● Work required: Using the listing below, output only the lines from the one that contains "What matplotlib code" through the one that contains "plt.rcParams['font.family'] = ['Liberation", inclusive, exactly as given and without images.

● Record list:
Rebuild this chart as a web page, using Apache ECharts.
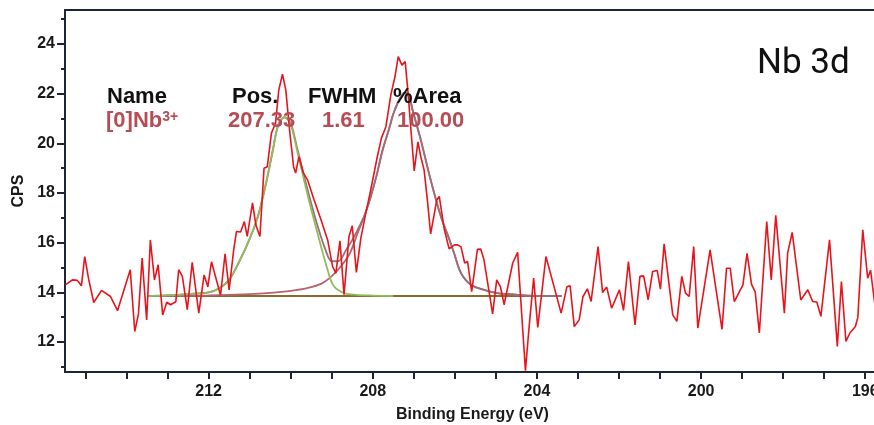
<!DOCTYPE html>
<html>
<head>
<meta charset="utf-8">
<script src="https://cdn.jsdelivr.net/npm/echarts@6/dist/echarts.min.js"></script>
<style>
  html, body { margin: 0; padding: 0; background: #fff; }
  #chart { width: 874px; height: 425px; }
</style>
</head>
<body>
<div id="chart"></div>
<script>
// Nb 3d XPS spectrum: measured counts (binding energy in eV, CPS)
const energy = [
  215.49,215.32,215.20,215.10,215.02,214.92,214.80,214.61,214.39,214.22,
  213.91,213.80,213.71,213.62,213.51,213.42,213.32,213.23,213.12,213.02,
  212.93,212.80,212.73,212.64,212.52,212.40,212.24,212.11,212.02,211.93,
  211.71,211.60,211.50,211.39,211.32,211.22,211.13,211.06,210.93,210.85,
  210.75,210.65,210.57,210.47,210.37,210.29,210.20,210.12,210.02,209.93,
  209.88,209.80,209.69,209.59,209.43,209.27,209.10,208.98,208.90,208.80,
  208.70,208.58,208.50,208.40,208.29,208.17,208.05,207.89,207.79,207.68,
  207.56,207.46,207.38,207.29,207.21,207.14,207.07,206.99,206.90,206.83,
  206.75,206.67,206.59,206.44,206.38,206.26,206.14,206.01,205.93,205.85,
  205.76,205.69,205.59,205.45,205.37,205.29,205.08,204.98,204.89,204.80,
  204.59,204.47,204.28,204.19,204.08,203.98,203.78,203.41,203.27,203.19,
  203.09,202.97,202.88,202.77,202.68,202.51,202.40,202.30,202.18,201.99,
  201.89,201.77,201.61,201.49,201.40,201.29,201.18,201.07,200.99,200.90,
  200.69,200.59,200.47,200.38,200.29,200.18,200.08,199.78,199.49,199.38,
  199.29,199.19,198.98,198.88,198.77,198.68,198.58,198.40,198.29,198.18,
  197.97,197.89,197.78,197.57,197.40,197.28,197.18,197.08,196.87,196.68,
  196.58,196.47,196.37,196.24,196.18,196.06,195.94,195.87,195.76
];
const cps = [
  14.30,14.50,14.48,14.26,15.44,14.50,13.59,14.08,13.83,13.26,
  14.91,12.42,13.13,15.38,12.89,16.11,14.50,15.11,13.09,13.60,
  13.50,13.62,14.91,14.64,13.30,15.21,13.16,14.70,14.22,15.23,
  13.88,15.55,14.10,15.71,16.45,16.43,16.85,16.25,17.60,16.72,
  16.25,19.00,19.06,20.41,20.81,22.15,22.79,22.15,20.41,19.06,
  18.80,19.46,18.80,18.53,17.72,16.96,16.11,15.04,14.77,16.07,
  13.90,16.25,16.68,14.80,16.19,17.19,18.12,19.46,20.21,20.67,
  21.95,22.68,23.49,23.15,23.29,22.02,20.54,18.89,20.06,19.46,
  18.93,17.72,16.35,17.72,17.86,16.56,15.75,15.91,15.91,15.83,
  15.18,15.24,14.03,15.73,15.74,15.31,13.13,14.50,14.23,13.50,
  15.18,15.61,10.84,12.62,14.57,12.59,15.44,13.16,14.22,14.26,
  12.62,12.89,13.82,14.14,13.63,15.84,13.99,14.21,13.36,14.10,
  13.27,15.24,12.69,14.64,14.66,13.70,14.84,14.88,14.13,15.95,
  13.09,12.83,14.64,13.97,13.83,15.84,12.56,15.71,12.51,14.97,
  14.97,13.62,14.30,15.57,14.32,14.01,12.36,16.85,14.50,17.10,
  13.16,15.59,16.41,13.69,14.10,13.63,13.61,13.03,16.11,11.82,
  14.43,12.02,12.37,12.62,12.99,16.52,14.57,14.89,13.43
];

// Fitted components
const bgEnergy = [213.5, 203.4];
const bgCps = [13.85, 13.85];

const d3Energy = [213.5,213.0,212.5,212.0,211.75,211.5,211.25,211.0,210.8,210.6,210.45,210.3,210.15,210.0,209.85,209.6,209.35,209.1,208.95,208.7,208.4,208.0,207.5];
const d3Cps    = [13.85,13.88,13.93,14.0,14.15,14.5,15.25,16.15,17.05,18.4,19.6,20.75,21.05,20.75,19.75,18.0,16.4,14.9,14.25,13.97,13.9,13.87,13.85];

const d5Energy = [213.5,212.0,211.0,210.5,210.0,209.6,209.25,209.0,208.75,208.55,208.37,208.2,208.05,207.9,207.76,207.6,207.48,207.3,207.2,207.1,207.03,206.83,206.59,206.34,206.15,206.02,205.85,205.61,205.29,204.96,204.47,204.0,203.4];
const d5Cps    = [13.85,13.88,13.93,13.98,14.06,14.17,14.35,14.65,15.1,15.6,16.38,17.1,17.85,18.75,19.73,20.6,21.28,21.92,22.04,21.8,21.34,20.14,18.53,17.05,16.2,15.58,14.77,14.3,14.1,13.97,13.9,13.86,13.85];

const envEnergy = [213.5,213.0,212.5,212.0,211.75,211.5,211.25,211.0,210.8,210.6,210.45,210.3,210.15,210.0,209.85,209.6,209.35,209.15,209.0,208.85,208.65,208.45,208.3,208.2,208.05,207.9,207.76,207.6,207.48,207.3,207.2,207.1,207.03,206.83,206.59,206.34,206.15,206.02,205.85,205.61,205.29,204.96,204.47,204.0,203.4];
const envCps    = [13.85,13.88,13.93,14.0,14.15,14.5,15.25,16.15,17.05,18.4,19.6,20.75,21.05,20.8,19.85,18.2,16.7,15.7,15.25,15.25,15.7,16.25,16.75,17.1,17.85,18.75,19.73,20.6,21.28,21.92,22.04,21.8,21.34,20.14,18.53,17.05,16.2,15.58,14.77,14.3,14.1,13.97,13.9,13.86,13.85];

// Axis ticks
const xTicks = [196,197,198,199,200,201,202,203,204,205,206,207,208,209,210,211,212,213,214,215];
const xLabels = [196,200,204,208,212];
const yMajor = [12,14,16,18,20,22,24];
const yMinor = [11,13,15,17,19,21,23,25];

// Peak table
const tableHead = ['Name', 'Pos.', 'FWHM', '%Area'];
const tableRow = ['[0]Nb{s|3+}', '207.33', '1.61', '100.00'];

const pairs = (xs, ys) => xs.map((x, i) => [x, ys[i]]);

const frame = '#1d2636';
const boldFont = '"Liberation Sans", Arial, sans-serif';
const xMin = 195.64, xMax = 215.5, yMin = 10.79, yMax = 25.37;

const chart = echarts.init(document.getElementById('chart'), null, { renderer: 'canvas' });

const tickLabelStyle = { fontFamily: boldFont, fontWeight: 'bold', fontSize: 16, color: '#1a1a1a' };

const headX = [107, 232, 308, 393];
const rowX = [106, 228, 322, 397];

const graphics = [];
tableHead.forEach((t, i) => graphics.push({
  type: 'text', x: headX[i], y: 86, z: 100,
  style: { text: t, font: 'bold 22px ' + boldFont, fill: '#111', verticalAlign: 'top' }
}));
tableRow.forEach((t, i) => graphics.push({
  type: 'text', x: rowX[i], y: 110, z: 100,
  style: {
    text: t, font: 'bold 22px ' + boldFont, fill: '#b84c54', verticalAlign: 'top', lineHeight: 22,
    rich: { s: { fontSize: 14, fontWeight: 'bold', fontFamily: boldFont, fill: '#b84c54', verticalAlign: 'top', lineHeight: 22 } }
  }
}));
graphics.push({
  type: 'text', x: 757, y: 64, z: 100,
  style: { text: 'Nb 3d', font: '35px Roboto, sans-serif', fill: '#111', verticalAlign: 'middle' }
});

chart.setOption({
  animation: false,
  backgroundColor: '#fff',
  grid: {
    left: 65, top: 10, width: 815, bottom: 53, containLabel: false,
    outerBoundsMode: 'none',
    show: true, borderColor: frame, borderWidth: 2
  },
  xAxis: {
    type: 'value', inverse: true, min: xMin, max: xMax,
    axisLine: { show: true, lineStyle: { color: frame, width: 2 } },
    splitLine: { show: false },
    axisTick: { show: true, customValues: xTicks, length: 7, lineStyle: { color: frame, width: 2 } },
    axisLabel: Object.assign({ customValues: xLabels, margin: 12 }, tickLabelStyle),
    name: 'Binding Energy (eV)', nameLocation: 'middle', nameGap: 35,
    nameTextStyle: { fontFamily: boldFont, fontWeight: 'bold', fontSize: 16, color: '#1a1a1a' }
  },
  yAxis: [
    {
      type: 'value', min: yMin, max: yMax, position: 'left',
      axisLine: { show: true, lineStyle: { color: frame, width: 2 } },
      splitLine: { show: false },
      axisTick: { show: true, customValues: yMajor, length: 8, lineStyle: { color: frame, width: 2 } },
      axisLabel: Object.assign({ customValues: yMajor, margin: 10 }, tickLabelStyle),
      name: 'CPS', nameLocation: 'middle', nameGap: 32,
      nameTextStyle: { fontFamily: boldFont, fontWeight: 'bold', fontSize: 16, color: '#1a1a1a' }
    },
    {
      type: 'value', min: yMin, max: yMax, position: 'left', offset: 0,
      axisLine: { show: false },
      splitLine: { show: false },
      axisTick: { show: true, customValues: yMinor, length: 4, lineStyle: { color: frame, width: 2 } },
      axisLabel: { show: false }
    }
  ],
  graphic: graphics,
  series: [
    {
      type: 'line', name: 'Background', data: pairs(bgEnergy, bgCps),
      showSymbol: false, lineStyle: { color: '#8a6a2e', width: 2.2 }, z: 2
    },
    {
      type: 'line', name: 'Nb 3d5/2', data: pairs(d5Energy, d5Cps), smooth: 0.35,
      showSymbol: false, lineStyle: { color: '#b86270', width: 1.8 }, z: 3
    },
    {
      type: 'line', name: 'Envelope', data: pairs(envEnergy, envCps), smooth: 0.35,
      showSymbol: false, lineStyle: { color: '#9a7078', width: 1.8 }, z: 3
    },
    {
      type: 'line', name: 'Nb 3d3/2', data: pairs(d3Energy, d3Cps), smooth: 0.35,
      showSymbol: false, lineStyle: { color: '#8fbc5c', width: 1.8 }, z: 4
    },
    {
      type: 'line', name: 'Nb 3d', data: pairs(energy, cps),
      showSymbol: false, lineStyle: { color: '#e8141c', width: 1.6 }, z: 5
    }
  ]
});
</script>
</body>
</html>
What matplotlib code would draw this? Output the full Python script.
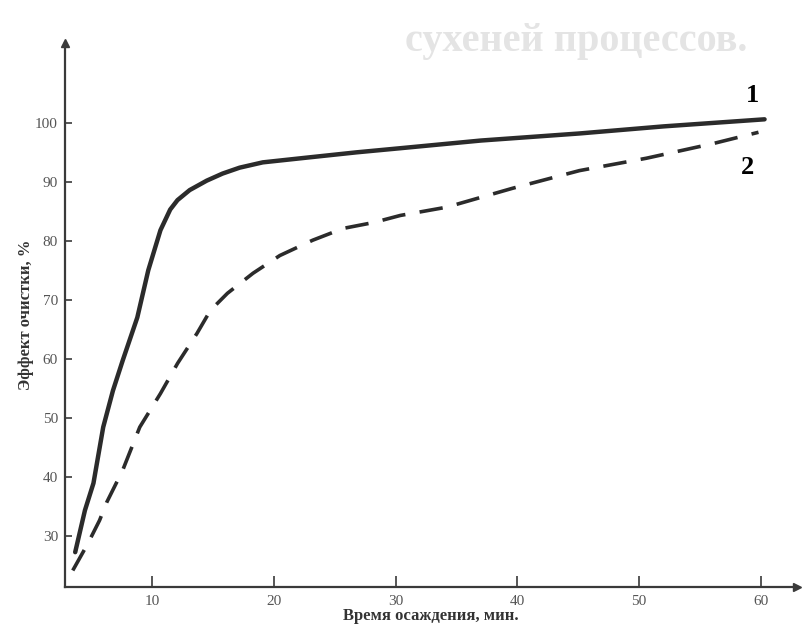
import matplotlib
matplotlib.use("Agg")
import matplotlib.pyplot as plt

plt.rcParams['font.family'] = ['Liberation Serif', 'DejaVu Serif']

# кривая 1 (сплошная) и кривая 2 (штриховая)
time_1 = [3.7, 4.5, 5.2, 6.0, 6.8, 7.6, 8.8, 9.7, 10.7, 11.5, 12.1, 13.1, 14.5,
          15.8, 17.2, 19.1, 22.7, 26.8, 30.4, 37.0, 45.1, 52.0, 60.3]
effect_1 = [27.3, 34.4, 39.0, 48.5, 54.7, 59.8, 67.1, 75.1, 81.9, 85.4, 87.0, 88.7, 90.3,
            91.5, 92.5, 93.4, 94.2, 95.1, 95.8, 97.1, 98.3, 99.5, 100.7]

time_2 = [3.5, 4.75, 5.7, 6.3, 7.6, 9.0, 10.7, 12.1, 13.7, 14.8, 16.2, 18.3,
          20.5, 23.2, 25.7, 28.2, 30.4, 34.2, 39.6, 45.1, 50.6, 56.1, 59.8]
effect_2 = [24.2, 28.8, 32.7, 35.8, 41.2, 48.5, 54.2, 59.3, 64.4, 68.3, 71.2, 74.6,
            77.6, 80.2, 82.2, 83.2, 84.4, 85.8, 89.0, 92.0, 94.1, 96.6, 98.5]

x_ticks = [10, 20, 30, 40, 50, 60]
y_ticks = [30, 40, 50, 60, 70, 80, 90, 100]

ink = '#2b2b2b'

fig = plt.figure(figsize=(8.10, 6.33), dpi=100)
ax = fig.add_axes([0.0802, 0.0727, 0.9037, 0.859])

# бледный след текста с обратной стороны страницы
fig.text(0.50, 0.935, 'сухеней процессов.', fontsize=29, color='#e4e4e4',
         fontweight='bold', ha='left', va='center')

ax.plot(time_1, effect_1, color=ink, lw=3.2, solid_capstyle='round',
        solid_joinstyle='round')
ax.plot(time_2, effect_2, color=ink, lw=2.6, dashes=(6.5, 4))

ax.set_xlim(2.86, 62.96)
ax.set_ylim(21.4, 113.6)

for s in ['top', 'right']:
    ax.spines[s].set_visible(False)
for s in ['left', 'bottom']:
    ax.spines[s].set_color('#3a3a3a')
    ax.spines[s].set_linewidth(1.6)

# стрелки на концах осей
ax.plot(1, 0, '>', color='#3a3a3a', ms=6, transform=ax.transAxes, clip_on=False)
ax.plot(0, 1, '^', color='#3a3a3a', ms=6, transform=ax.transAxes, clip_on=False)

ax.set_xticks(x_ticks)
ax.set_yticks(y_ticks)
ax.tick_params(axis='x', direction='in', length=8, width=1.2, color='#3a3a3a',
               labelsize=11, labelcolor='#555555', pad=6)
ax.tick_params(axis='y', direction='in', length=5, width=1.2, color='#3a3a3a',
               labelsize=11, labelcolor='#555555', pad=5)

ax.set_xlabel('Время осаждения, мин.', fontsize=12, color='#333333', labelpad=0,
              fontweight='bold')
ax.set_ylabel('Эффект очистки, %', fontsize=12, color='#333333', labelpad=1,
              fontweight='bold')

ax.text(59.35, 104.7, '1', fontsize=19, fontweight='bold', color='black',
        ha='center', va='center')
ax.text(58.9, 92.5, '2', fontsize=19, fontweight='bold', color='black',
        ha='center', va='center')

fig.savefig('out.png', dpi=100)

● Answer below:
What matplotlib code would draw this? Output the full Python script.
import matplotlib
matplotlib.use("Agg")
import matplotlib.pyplot as plt

plt.rcParams['font.family'] = ['Liberation Serif', 'DejaVu Serif']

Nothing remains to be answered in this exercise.